Clarke makes a new push to clean up neighborhoods around Temple
City Council President Darrell Clarke has been trying to clean up after Temple University students, and the landlords who rent to them, for years. His last effort, a proposed Neighborhood Improvement District which would pay for street cleaning and other services through an extra tax assessment on area landlords, failed in the face of opposition and confusion among neighborhood residents.
But Clarke is undeterred.
Last week, he introduced a resolution authorizing the Cecil B. Moore and Temple University Special Services District. The district, for now, is a scantily-detailed organization that would operate much like a NID, cleaning and lighting the blocks surrounding Temple, but paid for voluntarily by landlords and the university. Clarke said he envisions the organization working on a CLIP model—the Community Life Improvement Programs—which clean up litter and vacant lots, remove graffiti, and provide surveillance and security services.
“We were looking at some of the models across the city,” Clarke said in an interview last week. “Such as CLIP as an example, which is a very aggressive enforcement program, because a lot of the problems up in the Temple area center around enforcement, be it trash, be it code violations with properties, with respects to construction, student conduct: all of that is about enforcement.”
Clarke said the key problems in the area stem from having a lot of young people living in close quarters: trash, noise, housing and zoning violations, and security.
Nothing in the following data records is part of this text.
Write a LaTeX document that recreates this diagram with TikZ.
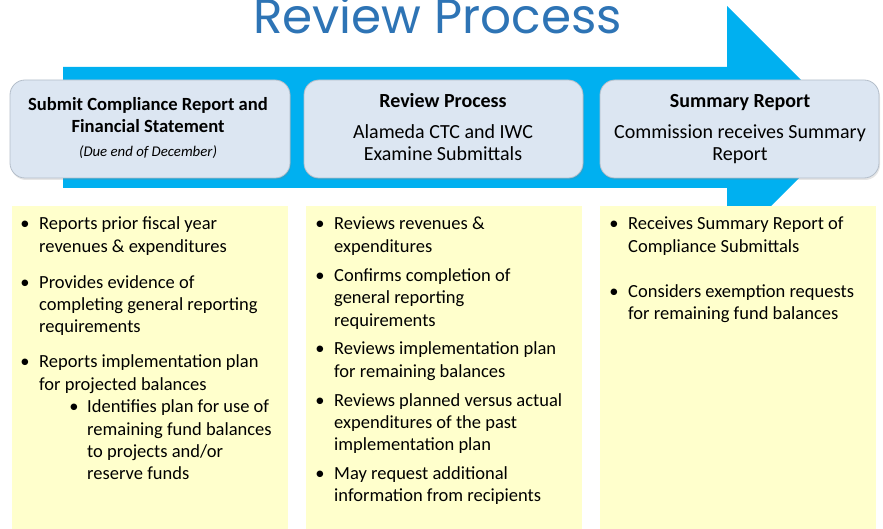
\documentclass[tikz,border=0pt]{standalone}
\usepackage{fontspec}
\setmainfont{Carlito}
\newfontfamily\titlefont{Poppins}
\usetikzlibrary{shadows}
\definecolor{arrowblue}{RGB}{0,176,240}
\definecolor{boxblue}{RGB}{220,230,242}
\definecolor{boxedge}{RGB}{180,190,202}
\definecolor{notefill}{RGB}{255,255,204}
\definecolor{titleblue}{RGB}{46,116,181}
\tikzset{
  stagebox/.style={draw=boxedge, line width=0.8pt, fill=boxblue, rounded corners=15pt},
  notebox/.style={fill=notefill, draw=none},
  head/.style={anchor=base, font=\bfseries\fontsize{20}{24}\selectfont, inner sep=0pt},
  headsmall/.style={anchor=base, font=\bfseries\fontsize{18.6}{22}\selectfont, inner sep=0pt},
  sub/.style={anchor=base, font=\fontsize{20}{24}\selectfont, inner sep=0pt},
  txt/.style={anchor=base west, font=\fontsize{18.5}{22}\selectfont, inner sep=0pt},
  dot/.style={anchor=base, font=\fontsize{18.5}{22}\selectfont, inner sep=0pt}
}
\newcommand{\bl}[4]{\node[txt] (#1) at (#2,#3) {#4};}
\newcommand{\bt}[3]{\node[dot] (#1) at (#2,#3) {\textbullet};}
\begin{document}
\begin{tikzpicture}[x=1pt,y=-1pt]
\useasboundingbox (0,0) rectangle (883,529);
% title
\node[anchor=base, text=titleblue, font=\titlefont\fontsize{48.5}{54}\selectfont, inner sep=0pt] (title) at (437.5,34) {Review Process};
% arrow
\fill[arrowblue] (63,67) -- (727,67) -- (727,6) -- (849,128) -- (727,250) -- (727,188) -- (63,188) -- cycle;
% stage boxes
\draw[stagebox, drop shadow={opacity=0.2, shadow xshift=1pt, shadow yshift=-2pt}] (10,80) rectangle (290,178);
\draw[stagebox, drop shadow={opacity=0.2, shadow xshift=1pt, shadow yshift=-2pt}] (304,80) rectangle (583,178);
\draw[stagebox, drop shadow={opacity=0.2, shadow xshift=1pt, shadow yshift=-2pt}] (600,80) rectangle (879,178);
% stage texts
\node[headsmall] (h1a) at (148,111) {Submit Compliance Report and};
\node[headsmall] (h1b) at (148,132.5) {Financial Statement};
\node[anchor=base, font=\itshape\fontsize{14.8}{18}\selectfont, inner sep=0pt] (h1c) at (148,157) {(Due end of December)};
\node[head] (h2a) at (443,107.5) {Review Process};
\node[sub] (h2b) at (443,139) {Alameda CTC and IWC};
\node[sub] (h2c) at (443,161) {Examine Submittals};
\node[head] (h3a) at (740,108) {Summary Report};
\node[sub] (h3b) at (740,139) {Commission receives Summary};
\node[sub] (h3c) at (740,161) {Report};
% note boxes
\fill[notebox] (12,206) rectangle (288,529);
\fill[notebox] (306,206) rectangle (582,529);
\fill[notebox] (600,206) rectangle (876,529);
% column 1
\bt{d1}{25}{230} \bl{a1}{39}{230}{Reports prior fiscal year}
\bl{a2}{39}{252.5}{revenues \& expenditures}
\bt{d2}{25}{288} \bl{a3}{39}{288}{Provides evidence of}
\bl{a4}{39}{310.5}{completing general reporting}
\bl{a5}{39}{332.5}{requirements}
\bt{d3}{25}{367.5} \bl{a6}{39}{367.5}{Reports implementation plan}
\bl{a7}{39}{390.5}{for projected balances}
\bt{d4}{74}{412.5} \bl{a8}{87}{412.5}{Identifies plan for use of}
\bl{a9}{87}{435.5}{remaining fund balances}
\bl{a10}{87}{457.5}{to projects and/or}
\bl{a11}{87}{479.5}{reserve funds}
% column 2
\bt{e1}{320}{230} \bl{b1}{334}{230}{Reviews revenues \&}
\bl{b2}{334}{252.5}{expenditures}
\bt{e2}{320}{281.5} \bl{b3}{334}{281.5}{Confirms completion of}
\bl{b4}{334}{303.5}{general reporting}
\bl{b5}{334}{326.5}{requirements}
\bt{e3}{320}{354.5} \bl{b6}{334}{354.5}{Reviews implementation plan}
\bl{b7}{334}{377.5}{for remaining balances}
\bt{e4}{320}{406.5} \bl{b8}{334}{406.5}{Reviews planned versus actual}
\bl{b9}{334}{428.5}{expenditures of the past}
\bl{b10}{334}{450.5}{implementation plan}
\bt{e5}{320}{479.5} \bl{b11}{334}{479.5}{May request additional}
\bl{b12}{334}{501.5}{information from recipients}
% column 3
\bt{f1}{614}{230} \bl{c1}{628}{230}{Receives Summary Report of}
\bl{c2}{628}{252.5}{Compliance Submittals}
\bt{f2}{614}{297.5} \bl{c3}{628}{297.5}{Considers exemption requests}
\bl{c4}{628}{319.5}{for remaining fund balances}
\end{tikzpicture}
\end{document}
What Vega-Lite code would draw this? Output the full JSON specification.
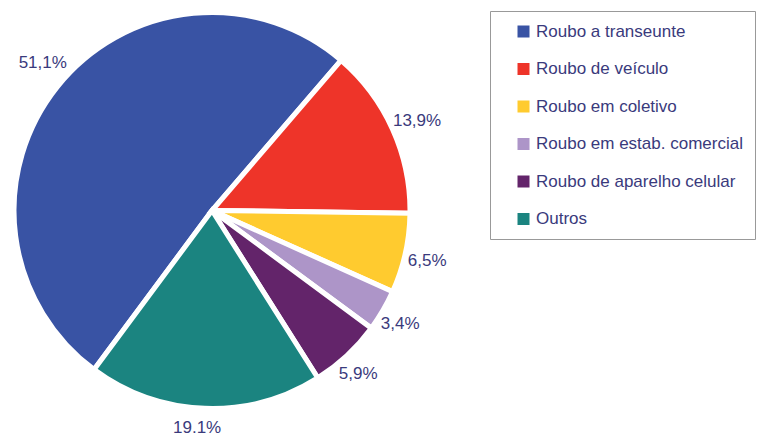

Long-term residents of the neighborhoods surrounding Temple sometimes feel disrespected, Clarke said.
“I start out with the clear understanding that you’re talking about a group of young people who probably are living by themselves for the first time without being under the supervision of their parents,” Clarke said. “And those of us that have experienced that understand that it is awesome to not have any rules. So unfortunately, there are a number of young folks who don’t necessarily comply or, frankly speaking, know what the rules are.”
It’s not yet clear how the funding responsibility for the new special services district will break down. But Clarke said he sees it as a combination of landlord payments, potentially some city money, and substantial donations from Temple.
“Temple University is working with Council President Clarke and others on ways to more effectively leverage and coordinate resources to improve quality of life for area residents and students alike,” said Brandon Lausch, who works in Temple’s press office. “This initiative, which is still in the planning phase, would involve Temple, city government, landlords, residents and students to target issues related to noise and disruptive behavior, code enforcement, parking, neighborhood cleanliness and other concerns.”
Clarke maintains that a NID would still be the best way to organize a special services district for the area. He called it “relatively bizarre” that the initiative failed, considering it would have been paid for entirely by landlords and not by homeowner-occupants. He said he learned after the fact that some of the opposition was organized by individual landlords who didn’t want to pay into the program.
Under most circumstances, though, NIDs are a tough sell.
Clarke has also been busy over the last year or so introducing remapping bills prepared by the City Planning Commission as part of the Lower North District Planning process. The bills reinforce the single-family character of neighborhoods on the farther outskirts of the university while allowing some multifamily development on the blocks closer in. A development boom in the area over the past few years has contributed to the problems of litter, illegal dumping, and code violations.
Introducing the resolution was a way of forcing various parties into conversation to figure out the details, Clarke said.
“We’ve all agreed on that targeted area,” he said, “and we’re prepared to move ahead and get this thing rolling in this particular calendar year.”